You've developed other tech IP of your own—namely, Points, the internet-connected street sign that won you an Innovation Lion at Cannes, and Luster (formerly Instaprint), which offers Instagram mosaic screens and Instagram photo printers for events. Where are those products in their life cycles? How are they being used by clients, and how do they relate to your plans for the Flip-Disc screen, and your broader goals for your business?

​Luster was the first invention we decided to productize, and it has since grown to become a global company with locations across four continents.​ Points is perhaps our most-sought-after product, but is also the most complex. It requires a great deal of design and manufacturing work to bring it market, and we're currently searching for potential partners looking to take on the challenge. That would allow us to keep inventing, rather than being bogged down with the "productizing."

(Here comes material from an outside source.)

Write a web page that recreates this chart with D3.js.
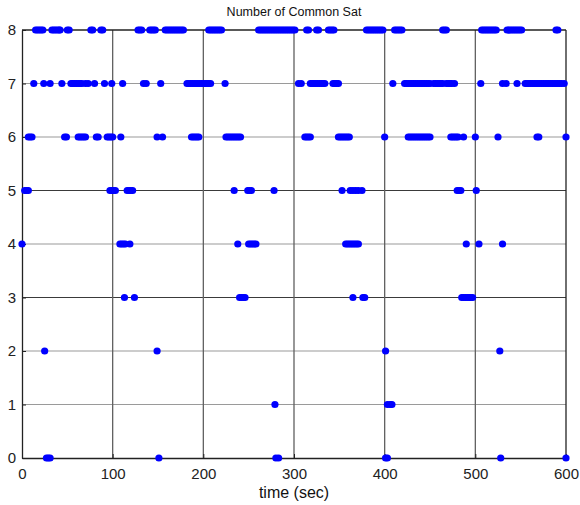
<!DOCTYPE html>
<html>
<head>
<meta charset="utf-8">
<script src="https://cdn.jsdelivr.net/npm/d3@7"></script>
<style>
  body { margin: 0; background: #fff; }
  svg { display: block; font-family: Arial, "Liberation Sans", sans-serif; }
</style>
</head>
<body>
<svg id="chart" width="580" height="505"></svg>
<script>
const TITLE = 'Number of Common Sat';
const X_LABEL = 'time (sec)';
const xTicks = [0, 100, 200, 300, 400, 500, 600];
const yTicks = [0, 1, 2, 3, 4, 5, 6, 7, 8];

// times (sec) at which each satellite count was observed
const sat8 = [15, 17, 19, 21, 23, 33, 35, 37, 39, 41, 42, 50, 52, 76, 78, 87, 89,
  128, 130, 132, 141, 143, 145, 147, 158, 160, 162, 164, 166, 168, 170, 172, 174, 176, 178,
  206, 208, 210, 212, 214, 216, 218, 220,
  261, 263, 265, 267, 269, 271, 273, 275, 277, 279, 281, 283, 285, 287, 289, 291, 293, 295, 297, 299, 301,
  314, 316, 325, 327, 338, 340, 342, 344,
  380, 382, 384, 386, 388, 390, 392, 394, 396, 398, 411, 413, 415, 417, 419, 464, 466, 468,
  507, 509, 511, 513, 515, 517, 519, 521, 523, 535, 537, 539, 541, 543, 545, 547, 549, 551, 589, 591];
const sat7 = [13, 24, 31, 44, 54, 56, 58, 60, 62, 64, 66, 70, 73, 80, 91, 99, 111, 134, 137, 153,
  182, 184, 186, 188, 190, 192, 194, 196, 198, 200, 202, 204, 206, 208, 224,
  305, 308, 318, 320, 322, 324, 326, 328, 330, 332, 334, 343, 345, 347, 349, 409,
  422, 424, 426, 428, 430, 432, 434, 436, 438, 440, 442, 444, 446, 448, 450, 454, 456, 458, 460, 462, 464,
  468, 470, 472, 474, 477, 506, 530, 534, 546,
  555, 557, 559, 561, 563, 565, 567, 569, 571, 573, 575, 577, 579, 581, 583, 585, 587, 589, 591, 593, 595, 598];
const sat6 = [7, 9, 11, 47, 49, 62, 64, 66, 68, 70, 82, 84, 94, 96, 98, 100, 109, 149, 155,
  187, 189, 191, 193, 195, 225, 227, 229, 231, 233, 235, 237, 239, 241,
  312, 314, 316, 318, 349, 351, 353, 355, 357, 359, 361, 400,
  426, 428, 430, 432, 434, 436, 438, 440, 442, 444, 446, 448, 450,
  473, 475, 477, 479, 481, 487, 500, 525, 568, 570, 600];
const sat5 = [3, 5, 7, 97, 99, 101, 103, 116, 118, 120, 122, 234, 249, 251, 253, 278,
  353, 362, 365, 368, 371, 375, 480, 482, 484, 501];
const sat4 = [0, 108, 110, 112, 114, 119, 238, 250, 252, 254, 256, 258,
  357, 359, 361, 363, 365, 367, 369, 371, 490, 504, 530];
const sat3 = [113, 124, 240, 242, 244, 246, 365, 376, 378, 485, 487, 489, 491, 493, 495, 497];
const sat2 = [25, 149, 401, 527];
const sat1 = [279, 403, 406, 408];
const sat0 = [27, 29, 31, 151, 280, 283, 401, 403, 528, 600];

const levels = [sat0, sat1, sat2, sat3, sat4, sat5, sat6, sat7, sat8];

const svg = d3.select('#chart');
const x = d3.scaleLinear().domain([0, 600]).range([22, 566]);
const y = d3.scaleLinear().domain([0, 8]).range([458, 30]);

// horizontal grid (some rows render darker in the original)
const darkRows = new Set([3, 5]);
svg.append('g')
  .selectAll('line')
  .data(yTicks.filter(d => d > 0 && d < 8))
  .join('line')
  .attr('x1', x(0)).attr('x2', x(600))
  .attr('y1', d => y(d)).attr('y2', d => y(d))
  .attr('stroke', d => darkRows.has(d) ? '#3a3a3a' : '#9a9a9a')
  .attr('stroke-width', 1.2);

// vertical grid
svg.append('g')
  .selectAll('line')
  .data(xTicks.filter(d => d > 0 && d < 600))
  .join('line')
  .attr('x1', d => x(d)).attr('x2', d => x(d))
  .attr('y1', y(0)).attr('y2', y(8))
  .attr('stroke', '#606060')
  .attr('stroke-width', 1.3);

// axes (ticks pointing inward, like MATLAB)
const xAxis = d3.axisBottom(x).tickValues(xTicks).tickSize(-4).tickPadding(10).tickSizeOuter(0);
const yAxis = d3.axisLeft(y).tickValues(yTicks).tickSize(-4).tickPadding(6).tickSizeOuter(0);

const gx = svg.append('g').attr('transform', `translate(0,${y(0)})`).call(xAxis);
const gy = svg.append('g').attr('transform', `translate(${x(0)},0)`).call(yAxis);
[gx, gy].forEach(g => {
  g.selectAll('.domain').attr('stroke', '#222').attr('stroke-width', 1.3);
  g.selectAll('.tick line').attr('stroke', '#222');
  g.selectAll('.tick text').attr('fill', '#222').style('font-size', '15px');
});

// box top and right
svg.append('line')
  .attr('x1', x(0)).attr('x2', x(600)).attr('y1', y(8)).attr('y2', y(8))
  .attr('stroke', '#222').attr('stroke-width', 1.3);
svg.append('line')
  .attr('x1', x(600)).attr('x2', x(600)).attr('y1', y(0)).attr('y2', y(8))
  .attr('stroke', '#222').attr('stroke-width', 1.3);

// points
const points = levels.flatMap((times, level) => times.map(t => ({ t, level })));
svg.append('g')
  .selectAll('circle')
  .data(points)
  .join('circle')
  .attr('cx', d => x(d.t))
  .attr('cy', d => y(d.level))
  .attr('r', 3.6)
  .attr('fill', '#0000ff');

svg.append('text')
  .attr('x', 294).attr('y', 16)
  .attr('text-anchor', 'middle')
  .style('font-size', '12.5px')
  .attr('fill', '#111')
  .text(TITLE);

svg.append('text')
  .attr('x', 294).attr('y', 498)
  .attr('text-anchor', 'middle')
  .style('font-size', '16px')
  .attr('fill', '#111')
  .text(X_LABEL);
</script>
</body>
</html>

Are there any other companies in the marketplace you'd point to as inspiration or a blueprint for the type of business you want to run, or are you trying to create something new? A mashup of other models you've seen?

For a long time we've tried to find companies attempting a model similar to what we're attempting, and have generally come up empty. The closest we've found is Betaworks, who have internally incubated companies like Dots, Giphy, bitly, etc. That said, we general feel that we have to pave our own path. That's the added fun—and overhead—of hardware.

Last, but most important, can you actually play Space Invaders out of the box, or was that a special build?

The intro title sequence was from a video, but the gameplay was a real game. We created a bunch of quick apps in [programming tools] Processing and Openframeworks to show what you can do. It's worth noting that we adapted a version of the game and were playing it on the screen in about 20 minutes.